“What do they do for us?” one answered, “I just don’t see the point of a royal family!” Another chimed in. A poll conducted by YouGov revealed that “41 per cent of people aged 18 to 24 say Britain should have an elected head of state while only 31% would like to see the monarchy continue”.
Younger people who predominately hold these views are said to be less rooted in tradition and requital of Britain’s colonial past.
Whether or not the platinum jubilee will be the last of the monarchy, it does not change the increasingly indifferent perception of the royal family. Prince William and the Duchess of Cambridge’s controversial tour of former British colonies in the Caribbean led to a widespread backlash as protestors saw it as a way to maintain the Queen as the head of state in Belize, Jamaica and the Bahamas. The visit reinforced images of royals being held aloft by black “subjects”. Commonwealth member Barbados ditched the queen as a head of state in 2021.
Tensions over the monarchy and the jubilee came to me in an odd observation in my hometown Croydon, South London, when I overheard an eccentric busker shout at a passer-by: “I am not perfect, all I am doing is out here spreading some joy, we all know even the Queen has skeletons in her closet”.
In a space of a few weeks my observations, conversations, and interactions all started to feel like London was speaking to me as I become more attentive to people around me. I was able to grasp sentiments that were felt and continued to be expressed. In hindsight, the modern Britain we have today is one that seems to be gearing towards change when it came to different aspects of society, including the monarchy.
The erosion of the image of the royal family goes deeper than the need to make them accessible. It poses deeper questions about whether past events, such as the allegations against Prince Andrew for sexual abuse, can ever allow members of the public to trust the royals again.
The Meghan and Harry Oprah interview in 2021 with the Duke and Duchess of Sussex also beaconed further claims of racism and discrimination that showed how much the royal family needed to revise its pre-existing values that have been maintained over time.

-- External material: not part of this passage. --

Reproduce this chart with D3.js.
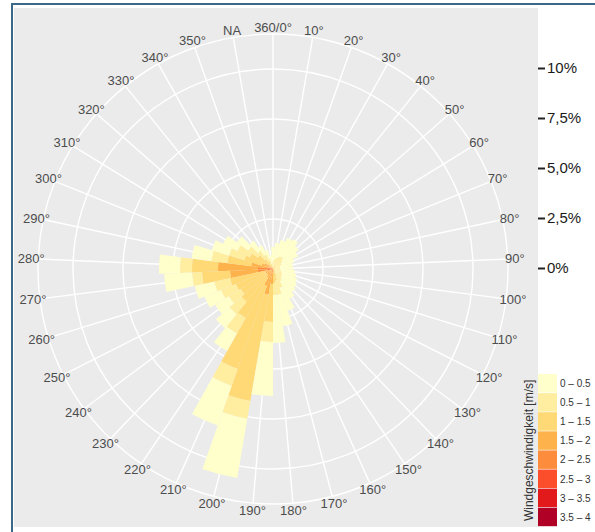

To keep up to speed with all the latest opinions and comment, sign up to our free weekly Voices Dispatches newsletter by clicking here
The future of the monarchy rests on the shoulders of the next in line to the throne. It’s not clear if Prince Charles, who will be taking the throne once his mother decides to give it up or die, can pull it off? It will be tough considering the growing change in widespread opinions about the royals.
As one of the longest-lasting institutions in Europe, it’s hard to imagine the UK without a monarchy. Although efforts have been made by Prince William and Kate, who are said to be pushing towards a modernized version of the monarchy, including being addressed by their first name Will and Kate. After spending years in a pandemic coupled with lockdown, this generation’s long-lingering debate of their relevance remains a real-life episode of the crown that we all have to see unravel.
For now, the jubilee celebration offers us an opportunity to come together as a nation however we may choose to mark it. For however long she continues to reign over us, God save the Queen.